| Collected material |
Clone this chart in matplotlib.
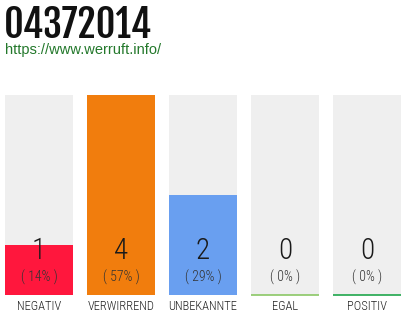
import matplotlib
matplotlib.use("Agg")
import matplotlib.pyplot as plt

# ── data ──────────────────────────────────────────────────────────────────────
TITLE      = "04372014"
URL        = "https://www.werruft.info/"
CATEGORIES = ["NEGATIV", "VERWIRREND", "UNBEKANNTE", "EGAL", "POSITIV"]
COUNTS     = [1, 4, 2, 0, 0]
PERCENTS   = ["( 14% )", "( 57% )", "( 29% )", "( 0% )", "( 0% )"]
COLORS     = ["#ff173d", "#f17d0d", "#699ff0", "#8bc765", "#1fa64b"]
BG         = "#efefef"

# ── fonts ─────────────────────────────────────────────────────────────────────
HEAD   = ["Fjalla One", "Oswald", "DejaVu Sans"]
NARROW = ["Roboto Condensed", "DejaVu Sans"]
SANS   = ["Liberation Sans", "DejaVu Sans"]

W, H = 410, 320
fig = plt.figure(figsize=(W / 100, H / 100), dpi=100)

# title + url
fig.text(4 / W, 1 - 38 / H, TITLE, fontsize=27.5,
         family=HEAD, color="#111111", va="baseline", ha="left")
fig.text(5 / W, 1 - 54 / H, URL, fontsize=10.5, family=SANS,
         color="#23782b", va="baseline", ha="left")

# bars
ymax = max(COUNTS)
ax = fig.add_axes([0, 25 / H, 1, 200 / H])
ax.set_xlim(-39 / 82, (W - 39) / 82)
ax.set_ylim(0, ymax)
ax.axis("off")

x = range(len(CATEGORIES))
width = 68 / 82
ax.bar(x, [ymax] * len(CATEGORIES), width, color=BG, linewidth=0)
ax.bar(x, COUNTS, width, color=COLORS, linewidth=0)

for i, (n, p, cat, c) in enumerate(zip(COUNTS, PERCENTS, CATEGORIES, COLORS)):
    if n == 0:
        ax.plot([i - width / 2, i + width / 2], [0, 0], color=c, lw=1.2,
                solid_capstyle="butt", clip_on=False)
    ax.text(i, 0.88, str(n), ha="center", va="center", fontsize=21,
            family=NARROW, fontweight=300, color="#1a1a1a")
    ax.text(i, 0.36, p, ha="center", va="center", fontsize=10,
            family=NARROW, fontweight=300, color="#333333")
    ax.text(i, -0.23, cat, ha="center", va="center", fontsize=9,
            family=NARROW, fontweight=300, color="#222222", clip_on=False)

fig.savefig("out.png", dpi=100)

| Problem requirements |
Every line of text is to be repeated exactly; pictures are left out.

| Output for this task |
Clone this chart in matplotlib.
import matplotlib
matplotlib.use("Agg")
import matplotlib.pyplot as plt

# ── data ──────────────────────────────────────────────────────────────────────
TITLE      = "04372014"
URL        = "https://www.werruft.info/"
CATEGORIES = ["NEGATIV", "VERWIRREND", "UNBEKANNTE", "EGAL", "POSITIV"]
COUNTS     = [1, 4, 2, 0, 0]
PERCENTS   = ["( 14% )", "( 57% )", "( 29% )", "( 0% )", "( 0% )"]
COLORS     = ["#ff173d", "#f17d0d", "#699ff0", "#8bc765", "#1fa64b"]
BG         = "#efefef"

# ── fonts ─────────────────────────────────────────────────────────────────────
HEAD   = ["Fjalla One", "Oswald", "DejaVu Sans"]
NARROW = ["Roboto Condensed", "DejaVu Sans"]
SANS   = ["Liberation Sans", "DejaVu Sans"]

W, H = 410, 320
fig = plt.figure(figsize=(W / 100, H / 100), dpi=100)

# title + url
fig.text(4 / W, 1 - 38 / H, TITLE, fontsize=27.5,
         family=HEAD, color="#111111", va="baseline", ha="left")
fig.text(5 / W, 1 - 54 / H, URL, fontsize=10.5, family=SANS,
         color="#23782b", va="baseline", ha="left")

# bars
ymax = max(COUNTS)
ax = fig.add_axes([0, 25 / H, 1, 200 / H])
ax.set_xlim(-39 / 82, (W - 39) / 82)
ax.set_ylim(0, ymax)
ax.axis("off")

x = range(len(CATEGORIES))
width = 68 / 82
ax.bar(x, [ymax] * len(CATEGORIES), width, color=BG, linewidth=0)
ax.bar(x, COUNTS, width, color=COLORS, linewidth=0)

for i, (n, p, cat, c) in enumerate(zip(COUNTS, PERCENTS, CATEGORIES, COLORS)):
    if n == 0:
        ax.plot([i - width / 2, i + width / 2], [0, 0], color=c, lw=1.2,
                solid_capstyle="butt", clip_on=False)
    ax.text(i, 0.88, str(n), ha="center", va="center", fontsize=21,
            family=NARROW, fontweight=300, color="#1a1a1a")
    ax.text(i, 0.36, p, ha="center", va="center", fontsize=10,
            family=NARROW, fontweight=300, color="#333333")
    ax.text(i, -0.23, cat, ha="center", va="center", fontsize=9,
            family=NARROW, fontweight=300, color="#222222", clip_on=False)

fig.savefig("out.png", dpi=100)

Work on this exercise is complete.